[Collected data entries]
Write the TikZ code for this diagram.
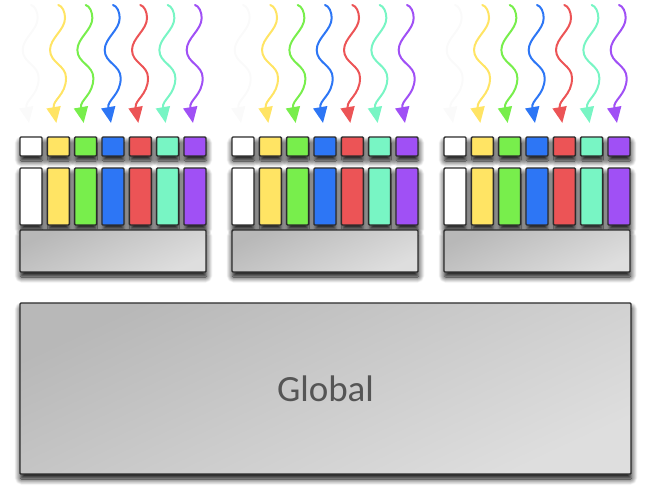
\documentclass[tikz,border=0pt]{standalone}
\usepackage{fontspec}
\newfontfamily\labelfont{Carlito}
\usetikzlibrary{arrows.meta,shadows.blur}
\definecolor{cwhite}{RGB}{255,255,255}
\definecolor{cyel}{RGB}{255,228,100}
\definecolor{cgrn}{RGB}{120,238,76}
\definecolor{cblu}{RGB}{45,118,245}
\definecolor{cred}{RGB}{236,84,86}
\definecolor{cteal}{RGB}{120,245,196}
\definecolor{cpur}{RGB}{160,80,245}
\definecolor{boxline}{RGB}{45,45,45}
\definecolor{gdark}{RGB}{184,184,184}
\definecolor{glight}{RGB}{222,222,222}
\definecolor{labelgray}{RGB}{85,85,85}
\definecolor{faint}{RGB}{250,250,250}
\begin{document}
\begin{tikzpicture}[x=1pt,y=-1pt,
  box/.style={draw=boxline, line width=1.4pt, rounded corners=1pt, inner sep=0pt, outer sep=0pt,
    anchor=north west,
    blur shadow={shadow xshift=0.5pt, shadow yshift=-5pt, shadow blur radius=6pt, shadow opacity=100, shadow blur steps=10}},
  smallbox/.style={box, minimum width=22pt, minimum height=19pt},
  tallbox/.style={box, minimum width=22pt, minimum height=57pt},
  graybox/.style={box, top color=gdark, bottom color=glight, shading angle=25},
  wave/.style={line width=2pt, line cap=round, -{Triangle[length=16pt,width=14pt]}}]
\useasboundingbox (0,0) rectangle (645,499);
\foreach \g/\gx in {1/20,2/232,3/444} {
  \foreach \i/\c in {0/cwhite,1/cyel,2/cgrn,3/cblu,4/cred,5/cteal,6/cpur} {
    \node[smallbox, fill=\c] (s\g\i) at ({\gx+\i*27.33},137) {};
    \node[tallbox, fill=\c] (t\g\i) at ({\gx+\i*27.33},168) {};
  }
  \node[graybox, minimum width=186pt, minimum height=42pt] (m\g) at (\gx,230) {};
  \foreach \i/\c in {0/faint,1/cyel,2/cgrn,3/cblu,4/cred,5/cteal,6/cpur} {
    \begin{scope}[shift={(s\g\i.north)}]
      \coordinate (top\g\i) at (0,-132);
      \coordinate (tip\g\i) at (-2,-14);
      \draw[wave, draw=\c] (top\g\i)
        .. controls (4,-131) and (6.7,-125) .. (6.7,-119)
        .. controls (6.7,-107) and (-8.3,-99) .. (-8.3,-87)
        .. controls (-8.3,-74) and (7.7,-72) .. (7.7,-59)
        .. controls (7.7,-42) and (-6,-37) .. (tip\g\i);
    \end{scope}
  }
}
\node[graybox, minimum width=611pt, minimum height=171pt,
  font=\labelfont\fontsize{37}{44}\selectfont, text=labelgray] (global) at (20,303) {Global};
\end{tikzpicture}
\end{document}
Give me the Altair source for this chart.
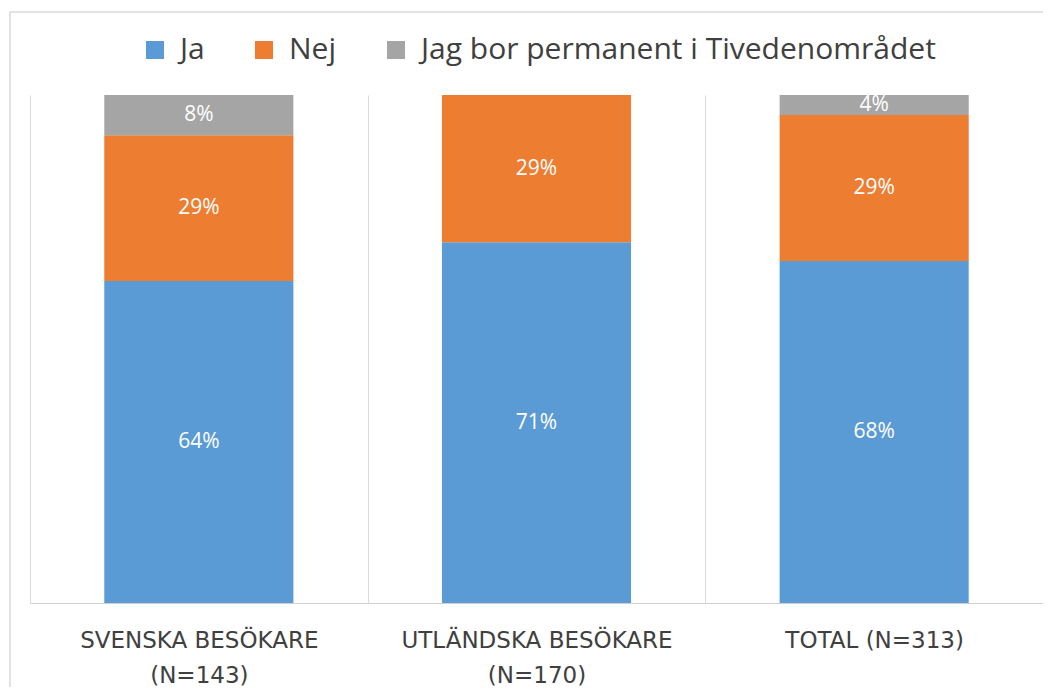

▶ **REQUIREMENTS**:
Make an exact copy of the data above, pictures excluded.

▶ **FULL SOLUTION**:
Write the TikZ code for this diagram.
\documentclass[tikz,border=0pt]{standalone}
\usepackage{fontspec}
\newfontfamily\labelfont{Carlito}
\usetikzlibrary{arrows.meta,shadows.blur}
\definecolor{cwhite}{RGB}{255,255,255}
\definecolor{cyel}{RGB}{255,228,100}
\definecolor{cgrn}{RGB}{120,238,76}
\definecolor{cblu}{RGB}{45,118,245}
\definecolor{cred}{RGB}{236,84,86}
\definecolor{cteal}{RGB}{120,245,196}
\definecolor{cpur}{RGB}{160,80,245}
\definecolor{boxline}{RGB}{45,45,45}
\definecolor{gdark}{RGB}{184,184,184}
\definecolor{glight}{RGB}{222,222,222}
\definecolor{labelgray}{RGB}{85,85,85}
\definecolor{faint}{RGB}{250,250,250}
\begin{document}
\begin{tikzpicture}[x=1pt,y=-1pt,
  box/.style={draw=boxline, line width=1.4pt, rounded corners=1pt, inner sep=0pt, outer sep=0pt,
    anchor=north west,
    blur shadow={shadow xshift=0.5pt, shadow yshift=-5pt, shadow blur radius=6pt, shadow opacity=100, shadow blur steps=10}},
  smallbox/.style={box, minimum width=22pt, minimum height=19pt},
  tallbox/.style={box, minimum width=22pt, minimum height=57pt},
  graybox/.style={box, top color=gdark, bottom color=glight, shading angle=25},
  wave/.style={line width=2pt, line cap=round, -{Triangle[length=16pt,width=14pt]}}]
\useasboundingbox (0,0) rectangle (645,499);
\foreach \g/\gx in {1/20,2/232,3/444} {
  \foreach \i/\c in {0/cwhite,1/cyel,2/cgrn,3/cblu,4/cred,5/cteal,6/cpur} {
    \node[smallbox, fill=\c] (s\g\i) at ({\gx+\i*27.33},137) {};
    \node[tallbox, fill=\c] (t\g\i) at ({\gx+\i*27.33},168) {};
  }
  \node[graybox, minimum width=186pt, minimum height=42pt] (m\g) at (\gx,230) {};
  \foreach \i/\c in {0/faint,1/cyel,2/cgrn,3/cblu,4/cred,5/cteal,6/cpur} {
    \begin{scope}[shift={(s\g\i.north)}]
      \coordinate (top\g\i) at (0,-132);
      \coordinate (tip\g\i) at (-2,-14);
      \draw[wave, draw=\c] (top\g\i)
        .. controls (4,-131) and (6.7,-125) .. (6.7,-119)
        .. controls (6.7,-107) and (-8.3,-99) .. (-8.3,-87)
        .. controls (-8.3,-74) and (7.7,-72) .. (7.7,-59)
        .. controls (7.7,-42) and (-6,-37) .. (tip\g\i);
    \end{scope}
  }
}
\node[graybox, minimum width=611pt, minimum height=171pt,
  font=\labelfont\fontsize{37}{44}\selectfont, text=labelgray] (global) at (20,303) {Global};
\end{tikzpicture}
\end{document}
Give me the Altair source for this chart.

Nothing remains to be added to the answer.